The meeting continued.

"Coach said, 'You can't belong to any fraternity or club,'" Hammontree recalled. "I had just pledged my [tail] off for Sigma Nu. 'So this ain't going to work out.'

"So I played the golf team guys for beer money, and I drank a lot of beer in college."

By whipping the college players Hammontree developed his skills and enough confidence to try playing on mini tours in North Carolina while attending graduate school.

"I had a dream of being a professional athlete of some kind," he said. "I was. I made so little money, in four years I may have made $2,000."

Yet it's all worked out. Playing on the mini-tours put him in touch with Scratch Golf -- a club manufacturing company that used to be based in Chattanooga. He had the responsibility for Scratch Golf attending tour events from the PGA Tour, Web.com Tour and the LPGA Tour. He did a lot of traveling. But that fizzled out.

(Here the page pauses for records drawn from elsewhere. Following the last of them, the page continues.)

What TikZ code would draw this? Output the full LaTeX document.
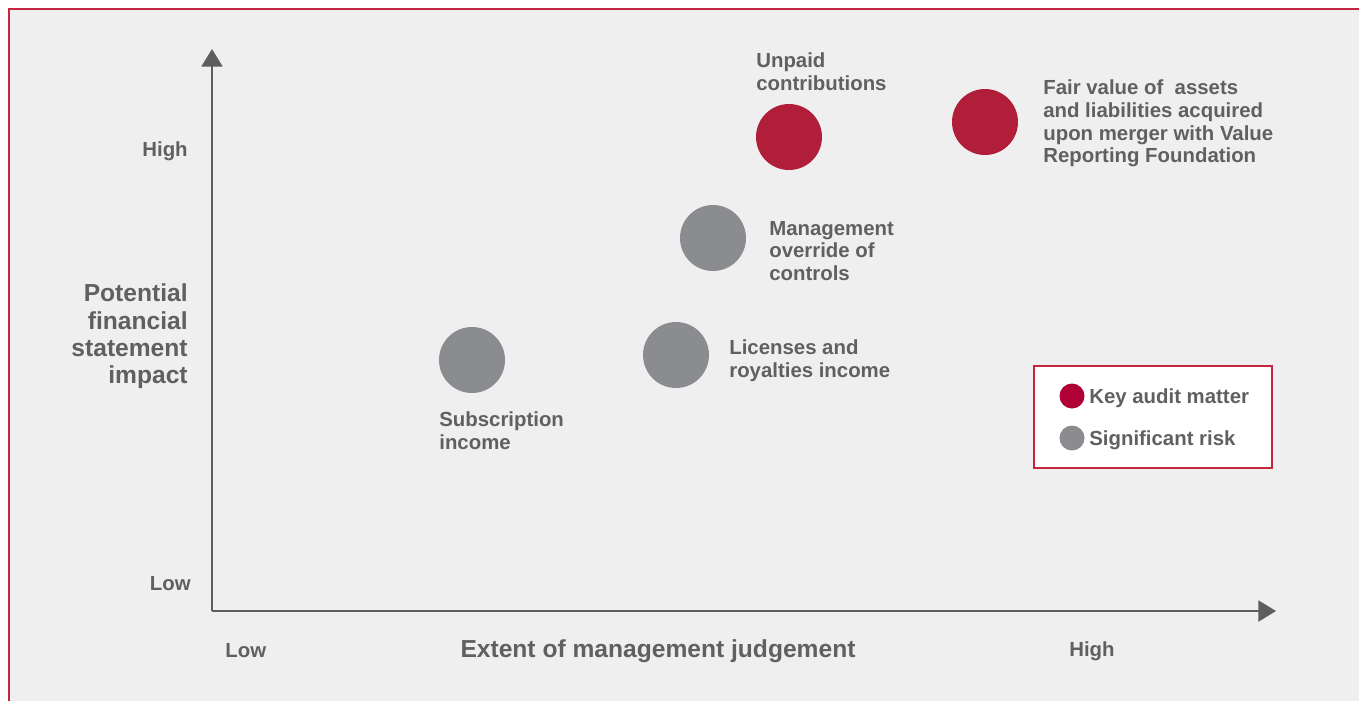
\documentclass[tikz,border=0pt]{standalone}
\usepackage{fontspec}
\setmainfont{Liberation Sans}
\usetikzlibrary{arrows.meta, positioning}
\definecolor{kamred}{HTML}{B01E3A}
\definecolor{legred}{HTML}{B00036}
\definecolor{riskgrey}{HTML}{8B8C90}
\definecolor{txtgrey}{HTML}{5F6062}
\definecolor{axisgrey}{HTML}{5E5E5E}
\definecolor{framered}{HTML}{C4263F}
\definecolor{panel}{HTML}{EFEFEF}
\newcommand{\lbl}{\fontsize{11.6}{13}\selectfont\bfseries}
\newcommand{\ttl}{\fontsize{14}{15.6}\selectfont\bfseries}

\begin{document}
\begin{tikzpicture}[
        x=0.02cm, y=-0.02cm,
        kam/.style={circle, fill=kamred, minimum size=1.32cm, inner sep=0pt},
        risk/.style={circle, fill=riskgrey, minimum size=1.32cm, inner sep=0pt},
        label/.style={font=\lbl, text=txtgrey, align=left, inner sep=0pt, anchor=west},
        axis/.style={draw=axisgrey, line width=0.9pt, -{Triangle[length=10pt, width=12pt]}}
    ]
        \useasboundingbox (0,0) rectangle (1359,701);

        % Panel and frame
        \fill[white] (0,0) rectangle (1359,701);
        \fill[panel] (9,9) rectangle (1359,701);
        \draw[framered, line width=1.4pt] (9,701) -- (9,9) -- (1359,9);

        % Axes
        \coordinate (origin) at (212,611);
        \coordinate (ytop) at (212,49);
        \coordinate (xend) at (1276,611);
        \draw[axis] (origin) -- (ytop);
        \draw[axis] (origin) -- (xend);

        % Axis labels
        \node[label, anchor=east] (yhigh) at (188,151) {High};
        \node[label, anchor=east] (ylow) at (191,584) {Low};
        \node[label] (xlow) at (225,651) {Low};
        \node[label] (xhigh) at (1069,651) {High};
        \node[font=\ttl, text=txtgrey, inner sep=0pt] (xtitle) at (658,651) {Extent of management judgement};
        \node[font=\ttl, text=txtgrey, align=right, inner sep=0pt, anchor=east] (ytitle) at (188,336.5)
            {Potential\\financial\\statement\\impact};

        % Key audit matters
        \node[kam] (unpaid) at (789,137) {};
        \node[label] (unpaidtxt) at (756,72) {Unpaid\\contributions};
        \node[kam] (fairval) at (985,122) {};
        \node[label] (fairvaltxt) at (1043,123.5) {Fair value of\ \ assets\\and liabilities acquired\\upon merger with Value\\Reporting Foundation};

        % Significant risks
        \node[risk] (override) at (713,238) {};
        \node[label] (overridetxt) at (769,251) {Management\\override of\\controls};
        \node[risk] (licenses) at (676,355) {};
        \node[label] (licensestxt) at (729,360.5) {Licenses and\\royalties income};
        \node[risk] (subscr) at (472,360) {};
        \node[label] (subscrtxt) at (439,431) {Subscription\\income};

        % Legend
        \node[draw=framered, line width=1.2pt, fill=white, minimum width=4.76cm, minimum height=2.04cm] (legend) at (1153,417) {};
        \node[circle, fill=legred, minimum size=0.5cm, inner sep=0pt] (legkam) at (1072,396) {};
        \node[label] (legkamtxt) at (1089,398) {Key audit matter};
        \node[circle, fill=riskgrey, minimum size=0.5cm, inner sep=0pt] (legrisk) at (1072,438) {};
        \node[label] (legrisktxt) at (1089,440) {Significant risk};
    \end{tikzpicture}
\end{document}
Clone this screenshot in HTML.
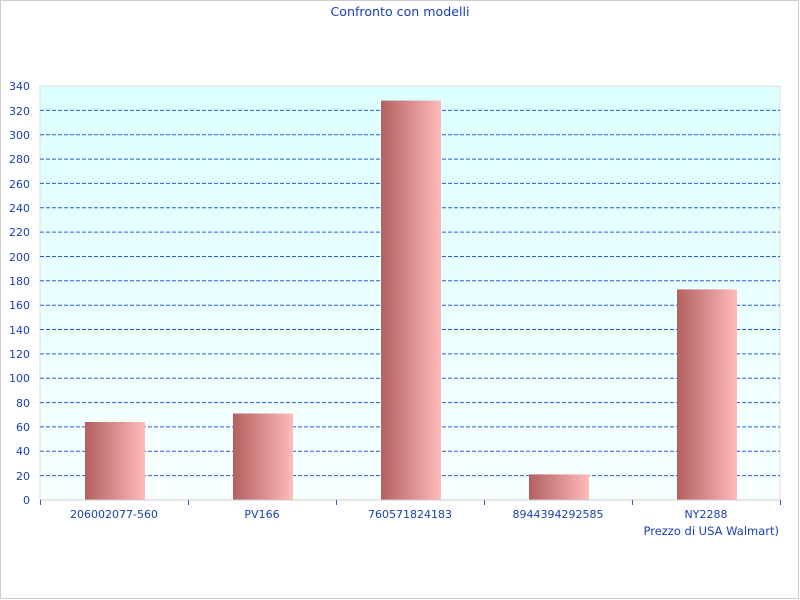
<!DOCTYPE html>
<html><head><meta charset="utf-8"><style>body{margin:0}svg{display:block}</style></head><body>
<svg width="800" height="600" xmlns="http://www.w3.org/2000/svg" font-family="DejaVu Sans, Liberation Sans, sans-serif">
<defs>
<linearGradient id="bg" x1="0" y1="0" x2="0" y2="1"><stop offset="0" stop-color="#dcffff"/><stop offset="1" stop-color="#f8ffff"/></linearGradient>
<linearGradient id="bar" x1="0" y1="0" x2="1" y2="0"><stop offset="0" stop-color="#b36060"/><stop offset="1" stop-color="#ffbaba"/></linearGradient>
</defs>
<rect x="0.5" y="0.5" width="798" height="598" fill="#fff" stroke="#cccccc"/>
<text x="400" y="16" text-anchor="middle" font-size="12.6" fill="#1a3fb0">Confronto con modelli</text>
<rect x="40" y="86" width="740" height="414" fill="url(#bg)" stroke="#dddddd"/>
<g stroke="#2a5bd7" stroke-dasharray="4,2" stroke-width="1">
<line x1="40" x2="780" y1="475.6" y2="475.6"/><line x1="40" x2="780" y1="451.3" y2="451.3"/><line x1="40" x2="780" y1="426.9" y2="426.9"/><line x1="40" x2="780" y1="402.6" y2="402.6"/><line x1="40" x2="780" y1="378.2" y2="378.2"/><line x1="40" x2="780" y1="353.9" y2="353.9"/><line x1="40" x2="780" y1="329.5" y2="329.5"/><line x1="40" x2="780" y1="305.2" y2="305.2"/><line x1="40" x2="780" y1="280.8" y2="280.8"/><line x1="40" x2="780" y1="256.5" y2="256.5"/><line x1="40" x2="780" y1="232.1" y2="232.1"/><line x1="40" x2="780" y1="207.8" y2="207.8"/><line x1="40" x2="780" y1="183.4" y2="183.4"/><line x1="40" x2="780" y1="159.1" y2="159.1"/><line x1="40" x2="780" y1="134.7" y2="134.7"/><line x1="40" x2="780" y1="110.4" y2="110.4"/>
</g>
<g fill="url(#bar)">
<rect x="85" y="422" width="60" height="78"/>
<rect x="233" y="413.5" width="60" height="86.5"/>
<rect x="381" y="100.6" width="60" height="399.4"/>
<rect x="529" y="474.4" width="60" height="25.6"/>
<rect x="677" y="289.4" width="60" height="210.6"/>
</g>
<line x1="40" x2="780" y1="500" y2="500" stroke="#cccccc"/>
<g stroke="#2a5bd7"><line x1="40.5" x2="40.5" y1="500" y2="505"/><line x1="188.5" x2="188.5" y1="500" y2="505"/><line x1="336.5" x2="336.5" y1="500" y2="505"/><line x1="484.5" x2="484.5" y1="500" y2="505"/><line x1="632.5" x2="632.5" y1="500" y2="505"/><line x1="780.5" x2="780.5" y1="500" y2="505"/></g>
<g font-size="11" fill="#1a3fb0" text-anchor="end">
<text x="30" y="504">0</text><text x="30" y="480">20</text><text x="30" y="455">40</text><text x="30" y="431">60</text><text x="30" y="407">80</text><text x="30" y="382">100</text><text x="30" y="358">120</text><text x="30" y="334">140</text><text x="30" y="309">160</text><text x="30" y="285">180</text><text x="30" y="261">200</text><text x="30" y="236">220</text><text x="30" y="212">240</text><text x="30" y="188">260</text><text x="30" y="163">280</text><text x="30" y="139">300</text><text x="30" y="115">320</text><text x="30" y="90">340</text>
</g>
<g font-size="11" fill="#1a3fb0" text-anchor="middle">
<text x="114" y="518">206002077-560</text><text x="262" y="518">PV166</text><text x="410" y="518">760571824183</text><text x="558" y="518">8944394292585</text><text x="706" y="518">NY2288</text>
</g>
<text x="779" y="535" font-size="11.5" fill="#1a3fb0" text-anchor="end">Prezzo di USA Walmart)</text>
</svg>
</body></html>
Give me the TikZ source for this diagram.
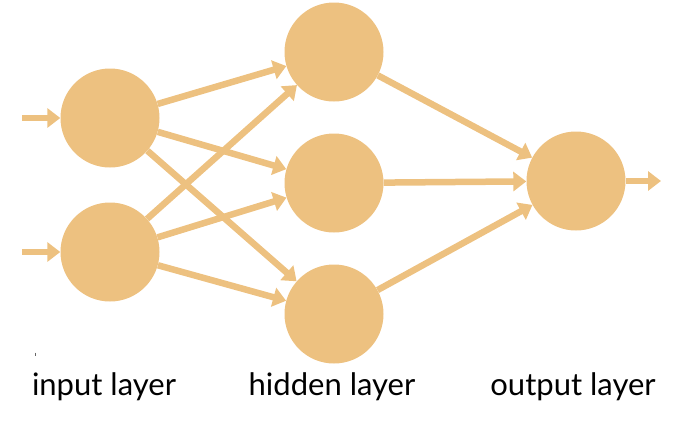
\documentclass[tikz,border=0pt]{standalone}
\usepackage{fontspec}
\setmainfont{Lato}
\usetikzlibrary{arrows.meta}
\definecolor{neuron}{RGB}{237,193,128}
\begin{document}
\begin{tikzpicture}[x=1pt,y=-1pt,
  neur/.style={circle,fill=neuron,draw=none,minimum size=99pt,inner sep=0pt},
  conn/.style={draw=neuron,line width=6.5pt,-{Triangle[length=13pt,width=19pt]}},
  lab/.style={anchor=base,font=\fontsize{31}{34}\selectfont,text=black}]
\useasboundingbox (0,0) rectangle (696,426);
\node[neur] (i1) at (110,118) {};
\node[neur] (i2) at (110,252) {};
\node[neur] (h1) at (334,52) {};
\node[neur] (h2) at (334,183) {};
\node[neur] (h3) at (334,314) {};
\node[neur] (o) at (576,181) {};
\coordinate (s1) at (22,118);
\coordinate (s2) at (22,252);
\coordinate (e) at (661,181);
\draw[conn] (s1) -- (i1);
\draw[conn] (s2) -- (i2);
\foreach \a in {i1,i2}{\foreach \b in {h1,h2,h3}{\draw[conn] (\a) -- (\b);}}
\foreach \b in {h1,h2,h3}{\draw[conn] (\b) -- (o);}
\draw[conn] (o) -- (e);
\node[lab] (l1) at (104,395) {input layer};
\node[lab] (l2) at (332,395) {hidden layer};
\node[lab] (l3) at (573,395) {output layer};
\draw[black!60,line width=0.6pt] (35,352.5) -- (35,356);
\end{tikzpicture}
\end{document}
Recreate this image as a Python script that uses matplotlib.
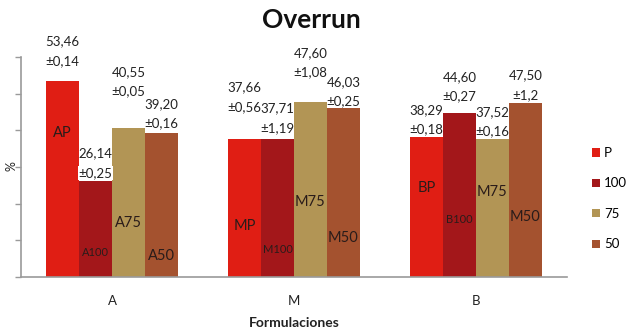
import matplotlib
matplotlib.use("Agg")
import matplotlib.pyplot as plt
import numpy as np

plt.rcParams['font.family'] = ['Lato', 'DejaVu Sans']

# Data
groups = ["A", "M", "B"]
series = ["P", "100", "75", "50"]
values = {
    "P":   [53.46, 37.66, 38.29],
    "100": [26.14, 37.71, 44.60],
    "75":  [40.55, 47.60, 37.52],
    "50":  [39.20, 46.03, 47.50],
}
errors = {
    "P":   ["±0,14", "±0,56", "±0,18"],
    "100": ["±0,25", "±1,19", "±0,27"],
    "75":  ["±0,05", "±1,08", "±0,16"],
    "50":  ["±0,16", "±0,25", "±1,2"],
}
value_text = {
    "P":   ["53,46", "37,66", "38,29"],
    "100": ["26,14", "37,71", "44,60"],
    "75":  ["40,55", "47,60", "37,52"],
    "50":  ["39,20", "46,03", "47,50"],
}
bar_names = {
    "P":   ["AP", "MP", "BP"],
    "100": ["A100", "M100", "B100"],
    "75":  ["A75", "M75", "M75"],
    "50":  ["A50", "M50", "M50"],
}

# Styling
colors = {"P": "#E01E14", "100": "#A3171A", "75": "#B29555", "50": "#A4522F"}
# gap (pixels) between bar top and the "±" line of each value label
label_gap = {"P": [20, 32, 7], "100": [8, 11, 17], "75": [37, 30, 8], "50": [10, 7, 8]}
# height (data units) of the name printed inside each bar
name_y = {"P": [39.3, 13.9, 24.3], "100": [6.8, 7.6, 15.8],
          "75": [14.7, 20.5, 23.2], "50": [5.7, 10.6, 16.4]}
name_size = {"P": 10.5, "100": 8, "75": 10.5, "50": 10.5}

fig = plt.figure(figsize=(6.36, 3.35), dpi=100)
ax = fig.add_axes([0.033, 0.1731, 0.8585, 0.6568])

x = np.arange(len(groups))
width = 0.181
handles = []
for i, s in enumerate(series):
    pos = x + (i - 1.5) * width
    bars = ax.bar(pos, values[s], width, color=colors[s], edgecolor='none', label=s)
    handles.append(bars)
    for j, b in enumerate(bars):
        top = values[s][j]
        cx = pos[j]
        gap = label_gap[s][j]
        ax.annotate(errors[s][j], (cx, top), xytext=(0, gap), textcoords='offset pixels',
                    ha='center', va='center', fontsize=9.5, color='#222222',
                    bbox=dict(facecolor='white', edgecolor='none', pad=0.5) if (s == "100" and j == 0) else None)
        ax.annotate(value_text[s][j], (cx, top), xytext=(0, gap + 19.5), textcoords='offset pixels',
                    ha='center', va='center', fontsize=9.5, color='#222222')
        ax.text(cx, name_y[s][j], bar_names[s][j], ha='center', va='center',
                fontsize=name_size[s], color='#2a1c1a')

ax.set_xlim(-0.5, 2.5)
ax.set_ylim(0, 60)
ax.set_yticks(np.arange(0, 61, 10))
ax.set_yticklabels([])
ax.tick_params(axis='y', direction='out', length=4, color='#9a9a9a', width=1)
ax.set_xticks(x)
ax.set_xticklabels(groups, fontsize=9.5, color='#222222')
ax.tick_params(axis='x', length=0, pad=13)
for sp in ['top', 'right']:
    ax.spines[sp].set_visible(False)
for sp in ['left', 'bottom']:
    ax.spines[sp].set_color('#9a9a9a')
    ax.spines[sp].set_linewidth(1.2)

ax.set_xlabel("Formulaciones", fontsize=10, fontweight='bold', color='#222222', labelpad=7)
fig.text(12 / 636, 0.505, "%", rotation=90, ha='center', va='center', fontsize=9, color='#222222')

fig.text(0.49, 0.94, "Overrun", ha='center', va='center', fontsize=19, fontweight='bold', color='#111111')

leg = ax.legend(handles=handles, labels=series, loc='upper left', bbox_to_anchor=(1.036, 0.615),
                frameon=False, fontsize=9.5, handlelength=0.6, handleheight=0.6,
                handletextpad=0.3, labelspacing=1.4, borderaxespad=0)

fig.savefig("out.png", dpi=100, facecolor='white')
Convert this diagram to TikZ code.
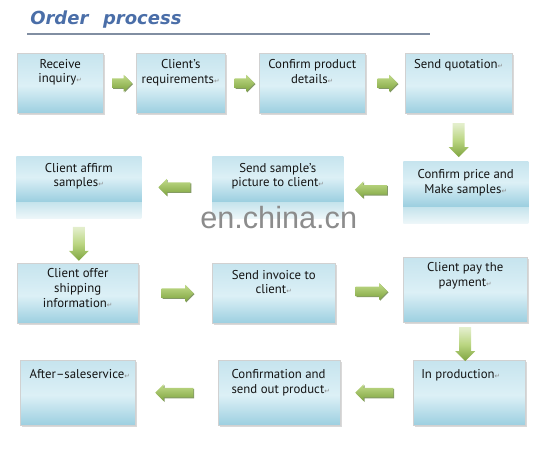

So Hammontree helped found the Chase 54 golf apparel company and recently sold his interest after three years worth of work.

"A buddy and I were approached by a company out of Singapore. They thought they could make a lot of money and they were selling stuff in Asia, but it was awful-looking stuff," he said of his start with the company represented by Chattanooga's Brooke Pancake on the LPGA Tour. "We had to tear down the brand and reboot.

"It was interesting keeping Singapore hours and U.S. hours."

Hammontree has plenty of time to play these days because he's in between jobs.

"It seems like I can't really get out of the industry," he said. "Once you're in, it's hard to get out. So I'm helping a couple other companies. We'll see what happens."